Set problem:
Omit pictures and quote the listing below line by line, from its start through the line that holds "a_il10 = [11.8, 19.2, 28.7, 38.4]".
-=-=-
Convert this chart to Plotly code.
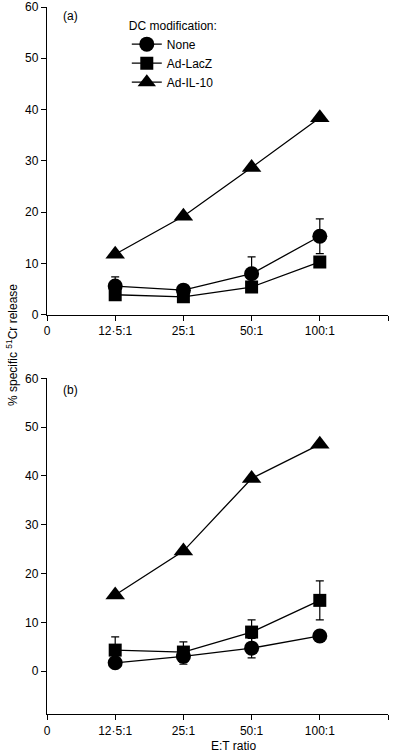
import plotly.graph_objects as go
from plotly.subplots import make_subplots

ratios = ["12·5:1", "25:1", "50:1", "100:1"]
xpos = [1, 2, 3, 4]
tick_vals = [0, 1, 2, 3, 4, 5]
tick_text = ["0", "12·5:1", "25:1", "50:1", "100:1", ""]

# Panel (a)
a_none = [5.6, 4.8, 8.0, 15.3]
a_none_err = [1.8, 0.0, 3.3, 3.4]
a_lacz = [3.9, 3.5, 5.4, 10.3]
a_lacz_err = [0.0, 0.0, 0.0, 0.0]
a_il10 = [11.8, 19.2, 28.7, 38.4]

# Panel (b)
b_none = [1.7, 3.0, 4.7, 7.2]
b_none_err = [0.0, 1.6, 2.0, 0.0]
b_lacz = [4.3, 3.9, 8.0, 14.5]
b_lacz_err = [2.7, 2.1, 2.5, 4.0]
b_il10 = [15.6, 24.6, 39.5, 46.5]

FONT = "Liberation Sans, Arial, Helvetica, sans-serif"

fig = make_subplots(rows=2, cols=1, shared_xaxes=False, vertical_spacing=0.09)

def add(row, y, err, name, symbol, size, show):
    fig.add_trace(go.Scatter(
        x=xpos, y=y, name=name, mode="lines+markers",
        line=dict(color="black", width=1.3),
        marker=dict(symbol=symbol, size=size, color="black"),
        error_y=dict(type="data", array=err, visible=True, color="black",
                     thickness=1.2, width=4) if err is not None else None,
        showlegend=show, legendgroup=name,
    ), row=row, col=1)

add(1, a_none, a_none_err, "None", "circle", 15, True)
add(1, a_lacz, a_lacz_err, "Ad-LacZ", "square", 13, True)
add(1, a_il10, None, "Ad-IL-10", "triangle-up", 17, True)
add(2, b_none, b_none_err, "None", "circle", 15, False)
add(2, b_lacz, b_lacz_err, "Ad-LacZ", "square", 13, False)
add(2, b_il10, None, "Ad-IL-10", "triangle-up", 17, False)

axis_common = dict(showline=True, linecolor="black", linewidth=1.3, ticks="outside",
                   tickcolor="black", ticklen=5, tickwidth=1.2, showgrid=False,
                   zeroline=False, automargin=False, ticklabeloverflow="allow",
                   tickfont=dict(family=FONT, size=12, color="black"))

for r in (1, 2):
    fig.update_xaxes(range=[0, 5], tickmode="array", tickvals=tick_vals, ticktext=tick_text,
                     row=r, col=1, **axis_common)

fig.update_yaxes(range=[0, 60], tickvals=[0, 10, 20, 30, 40, 50, 60], row=1, col=1, **axis_common)
fig.update_yaxes(range=[-8.8, 60], tickvals=[0, 10, 20, 30, 40, 50, 60], row=2, col=1, **axis_common)

fig.update_layout(
    width=414, height=755,
    margin=dict(l=47, r=26, t=7, b=41, autoexpand=False),
    paper_bgcolor="white", plot_bgcolor="white",
    font=dict(family=FONT, size=12, color="black"),
    yaxis=dict(domain=[0.5647, 1.0]),
    yaxis2=dict(domain=[0.0, 0.4746]),
    legend=dict(x=0.234, y=0.99, xanchor="left", yanchor="top",
                title=dict(text="DC modification:", font=dict(family=FONT, size=12)),
                font=dict(family=FONT, size=12), bgcolor="rgba(0,0,0,0)",
                tracegroupgap=0, itemwidth=30),
    annotations=[
        dict(text="(a)", xref="paper", yref="paper", x=(70 - 47) / 341, y=(714 - 16) / 707,
             showarrow=False, font=dict(family=FONT, size=12), xanchor="center", yanchor="middle"),
        dict(text="(b)", xref="paper", yref="paper", x=(70 - 47) / 341, y=(714 - 390) / 707,
             showarrow=False, font=dict(family=FONT, size=12), xanchor="center", yanchor="middle"),
        dict(text="% specific <sup>51</sup>Cr release", xref="paper", yref="paper",
             x=(12 - 47) / 341, y=(714 - 345) / 707, textangle=-90, showarrow=False,
             font=dict(family=FONT, size=12), xanchor="center", yanchor="middle"),
        dict(text="E:T ratio", xref="paper", yref="paper",
             x=(233 - 47) / 341, y=(714 - 746) / 707, showarrow=False,
             font=dict(family=FONT, size=12), xanchor="center", yanchor="middle"),
    ],
)

fig.write_html("out.html", config={"displayModeBar": False},
               post_script="document.body.style.margin='0';")
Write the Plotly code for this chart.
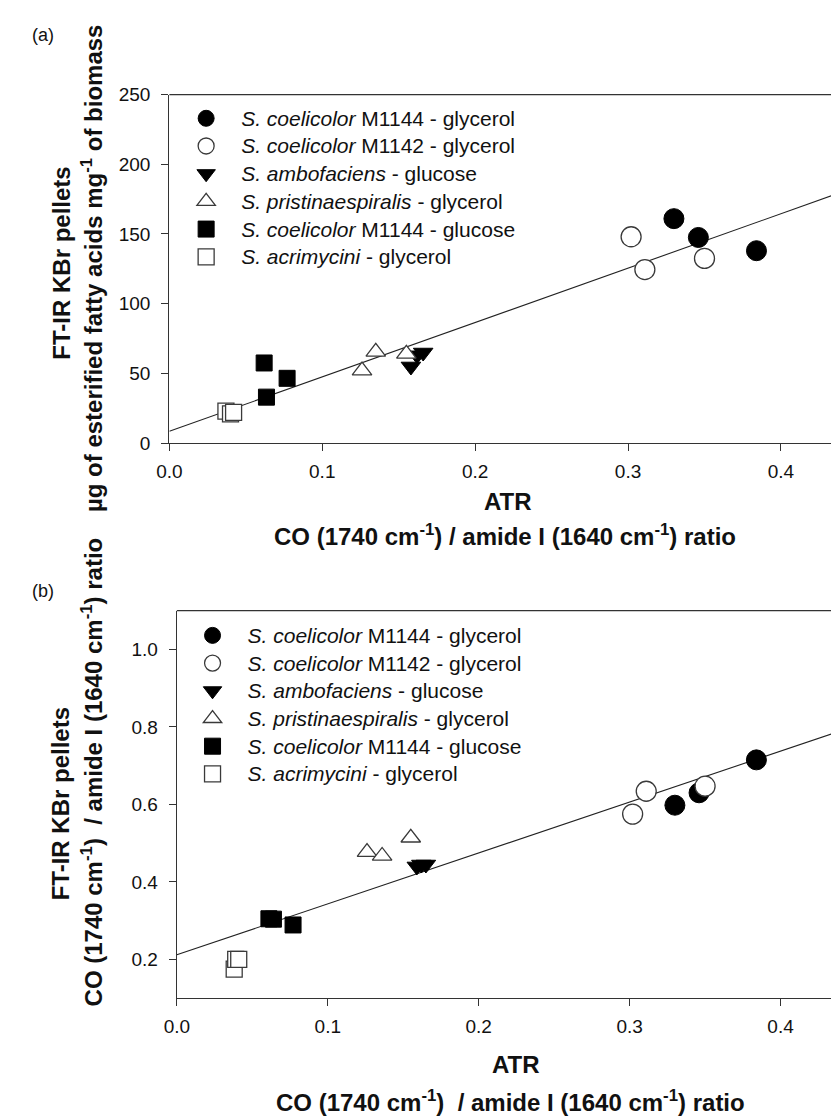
import numpy as np
import plotly.graph_objects as go

W, H = 839, 1117

# ---------------- data ----------------
series_names = [
    "<i>S. coelicolor</i> M1144 - glycerol",
    "<i>S. coelicolor</i> M1142 - glycerol",
    "<i>S. ambofaciens</i> - glucose",
    "<i>S. pristinaespiralis</i> - glycerol",
    "<i>S. coelicolor</i> M1144 - glucose",
    "<i>S. acrimycini</i> - glycerol",
]

# panel (a): x = ATR ratio, y = ug esterified fatty acids / mg biomass
a_m1144_gly_x = [0.330, 0.346, 0.384]
a_m1144_gly_y = [161.0, 147.5, 138.0]
a_m1142_gly_x = [0.302, 0.311, 0.350]
a_m1142_gly_y = [148.0, 124.5, 132.5]
a_ambo_glc_x = [0.158, 0.162, 0.166]
a_ambo_glc_y = [55.0, 63.0, 65.0]
a_pristi_gly_x = [0.126, 0.135, 0.155]
a_pristi_gly_y = [52.0, 65.5, 64.0]
a_m1144_glc_x = [0.062, 0.0635, 0.077]
a_m1144_glc_y = [57.5, 33.0, 46.5]
a_acri_gly_x = [0.037, 0.040, 0.042]
a_acri_gly_y = [23.0, 21.0, 22.0]
a_fit_intercept = 8.5
a_fit_slope = 390.0

# panel (b): x = ATR ratio, y = FT-IR KBr CO/amide I ratio
b_m1144_gly_x = [0.330, 0.346, 0.384]
b_m1144_gly_y = [0.598, 0.630, 0.715]
b_m1142_gly_x = [0.302, 0.311, 0.350]
b_m1142_gly_y = [0.575, 0.634, 0.647]
b_ambo_glc_x = [0.159, 0.162, 0.165]
b_ambo_glc_y = [0.440, 0.445, 0.445]
b_pristi_gly_x = [0.126, 0.136, 0.155]
b_pristi_gly_y = [0.477, 0.467, 0.514]
b_m1144_glc_x = [0.061, 0.064, 0.077]
b_m1144_glc_y = [0.305, 0.304, 0.289]
b_acri_gly_x = [0.038, 0.039, 0.041]
b_acri_gly_y = [0.175, 0.200, 0.200]
b_fit_intercept = 0.212
b_fit_slope = 1.314

a_xticks = [0.0, 0.1, 0.2, 0.3, 0.4]
a_yticks = [0, 50, 100, 150, 200, 250]
b_xticks = [0.0, 0.1, 0.2, 0.3, 0.4]
b_yticks = [0.2, 0.4, 0.6, 0.8, 1.0]

# ---------------- styling ----------------
FONT = "Liberation Sans, Arial, sans-serif"
AX = "#333333"
OUT = "#3a3a3a"
TXT = "#111111"
styles = [
    dict(symbol="circle", size=20, color="black", line=dict(color="black", width=1)),
    dict(symbol="circle", size=20, color="white", line=dict(color=OUT, width=1.3)),
    dict(symbol="triangle-down", size=17, color="black", line=dict(color="black", width=1)),
    dict(symbol="triangle-up", size=17, color="white", line=dict(color=OUT, width=1.3)),
    dict(symbol="square", size=16, color="black", line=dict(color="black", width=1)),
    dict(symbol="square", size=16, color="white", line=dict(color=OUT, width=1.3)),
]

fig = go.Figure()

def px_x(p):
    return p / W

def px_y(p):
    return 1 - p / H

# panel geometry (pixels)
a_left, a_top, a_bot = 150.7, 78.0, 433.3
b_left, b_top, b_bot = 158.3, 604.0, 999.0
a_xmax = (W - a_left) / 1553.0
b_xmax = (W - b_left) / 1533.0

# fit lines (behind markers)
a_line_x = [0.0, a_xmax]
fig.add_trace(go.Scatter(x=a_line_x, y=[a_fit_intercept + a_fit_slope * v for v in a_line_x],
                         mode="lines", line=dict(color="#222", width=1.1),
                         showlegend=False, hoverinfo="skip", xaxis="x", yaxis="y"))
b_line_x = [0.0, b_xmax]
fig.add_trace(go.Scatter(x=b_line_x, y=[b_fit_intercept + b_fit_slope * v for v in b_line_x],
                         mode="lines", line=dict(color="#222", width=1.1),
                         showlegend=False, hoverinfo="skip", xaxis="x2", yaxis="y2"))

a_sets = [(a_m1144_gly_x, a_m1144_gly_y), (a_m1142_gly_x, a_m1142_gly_y),
          (a_ambo_glc_x, a_ambo_glc_y), (a_pristi_gly_x, a_pristi_gly_y),
          (a_m1144_glc_x, a_m1144_glc_y), (a_acri_gly_x, a_acri_gly_y)]
b_sets = [(b_m1144_gly_x, b_m1144_gly_y), (b_m1142_gly_x, b_m1142_gly_y),
          (b_ambo_glc_x, b_ambo_glc_y), (b_pristi_gly_x, b_pristi_gly_y),
          (b_m1144_glc_x, b_m1144_glc_y), (b_acri_gly_x, b_acri_gly_y)]

def big(name):
    return '<span style="font-size:21px">%s</span>' % name

for name, (xs, ys), st in zip(series_names, a_sets, styles):
    fig.add_trace(go.Scatter(x=xs, y=ys, mode="markers", name=big(name), marker=st,
                             xaxis="x", yaxis="y", legend="legend"))
for name, (xs, ys), st in zip(series_names, b_sets, styles):
    fig.add_trace(go.Scatter(x=xs, y=ys, mode="markers", name=big(name), marker=st,
                             xaxis="x2", yaxis="y2", legend="legend2"))

axis_common = dict(showline=True, linecolor=AX, linewidth=1.3, ticks="outside",
                   ticklen=7, tickwidth=1.2, tickcolor=AX, showgrid=False, zeroline=False,
                   tickfont=dict(family=FONT, size=19, color=TXT))

fig.update_layout(
    width=W, height=H, margin=dict(l=0, r=0, t=0, b=0),
    paper_bgcolor="white", plot_bgcolor="white",
    font=dict(family=FONT, color=TXT),
    xaxis=dict(domain=[px_x(a_left), 1], range=[0, a_xmax], tickvals=a_xticks,
               tickformat=".1f", anchor="y", ticklabelstandoff=4, **axis_common),
    yaxis=dict(domain=[px_y(a_bot), px_y(a_top)], range=[0, 250], tickvals=a_yticks,
               anchor="x", ticklabelstandoff=7, **axis_common),
    xaxis2=dict(domain=[px_x(b_left), 1], range=[0, b_xmax], tickvals=b_xticks,
                tickformat=".1f", anchor="y2", ticklabelstandoff=4, **axis_common),
    yaxis2=dict(domain=[px_y(b_bot), px_y(b_top)], range=[0.1, 1.1], tickvals=b_yticks,
                tickformat=".1f", anchor="x2", ticklabelstandoff=7, **axis_common),
    legend=dict(x=px_x(152.5), y=px_y(83), xanchor="left", yanchor="top",
                bgcolor="rgba(0,0,0,0)", itemwidth=60, tracegroupgap=0,
                font=dict(family=FONT, size=19, color=TXT)),
    legend2=dict(x=px_x(159), y=px_y(610), xanchor="left", yanchor="top",
                 bgcolor="rgba(0,0,0,0)", itemwidth=60, tracegroupgap=0,
                 font=dict(family=FONT, size=19, color=TXT)),
    showlegend=True,
)

# top frame lines
fig.add_shape(type="line", xref="paper", yref="paper", x0=px_x(a_left), x1=1,
              y0=px_y(a_top), y1=px_y(a_top), line=dict(color=AX, width=1.3))
fig.add_shape(type="line", xref="paper", yref="paper", x0=px_x(b_left), x1=1,
              y0=px_y(b_top), y1=px_y(b_top), line=dict(color=AX, width=1.3))

def ann(text, x, y, size=24, bold=True, angle=0, xanchor="center"):
    fig.add_annotation(text=("<b>%s</b>" % text) if bold else text,
                       x=px_x(x), y=px_y(y), xref="paper", yref="paper",
                       showarrow=False, textangle=angle, xanchor=xanchor, yanchor="middle",
                       font=dict(family=FONT, size=size, color=TXT))

ann("(a)", 22, 17, size=18, bold=False)
ann("(b)", 22, 584, size=18, bold=False)

ann("FT-IR KBr pellets", 41, 250, angle=-90)
ann("µg of esterified fatty acids mg<sup>-1</sup> of biomass", 72, 255, angle=-90)
ann("ATR", 495, 493)
ann("CO (1740 cm<sup>-1</sup>) / amide I (1640 cm<sup>-1</sup>) ratio", 492, 527)

ann("FT-IR KBr pellets", 41, 801, angle=-90)
ann("CO (1740 cm<sup>-1</sup>)\u00a0 / amide I (1640 cm<sup>-1</sup>) ratio", 72, 768, angle=-90)
ann("ATR", 503, 1067)
ann("CO (1740 cm<sup>-1</sup>)\u00a0 / amide I (1640 cm<sup>-1</sup>) ratio", 497, 1104)

fig.write_html("out.html")
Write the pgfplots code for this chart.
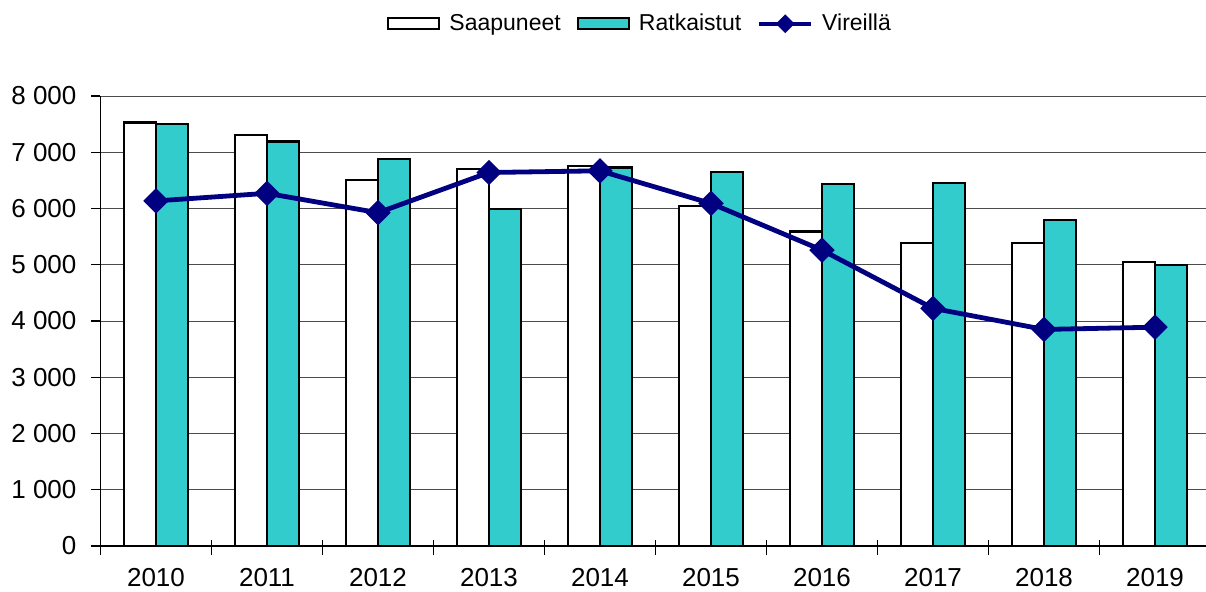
-=-=-
Task answer:
Convert this chart to Plotly code.
import plotly.graph_objects as go
from plotly.subplots import make_subplots

ratios = ["12·5:1", "25:1", "50:1", "100:1"]
xpos = [1, 2, 3, 4]
tick_vals = [0, 1, 2, 3, 4, 5]
tick_text = ["0", "12·5:1", "25:1", "50:1", "100:1", ""]

# Panel (a)
a_none = [5.6, 4.8, 8.0, 15.3]
a_none_err = [1.8, 0.0, 3.3, 3.4]
a_lacz = [3.9, 3.5, 5.4, 10.3]
a_lacz_err = [0.0, 0.0, 0.0, 0.0]
a_il10 = [11.8, 19.2, 28.7, 38.4]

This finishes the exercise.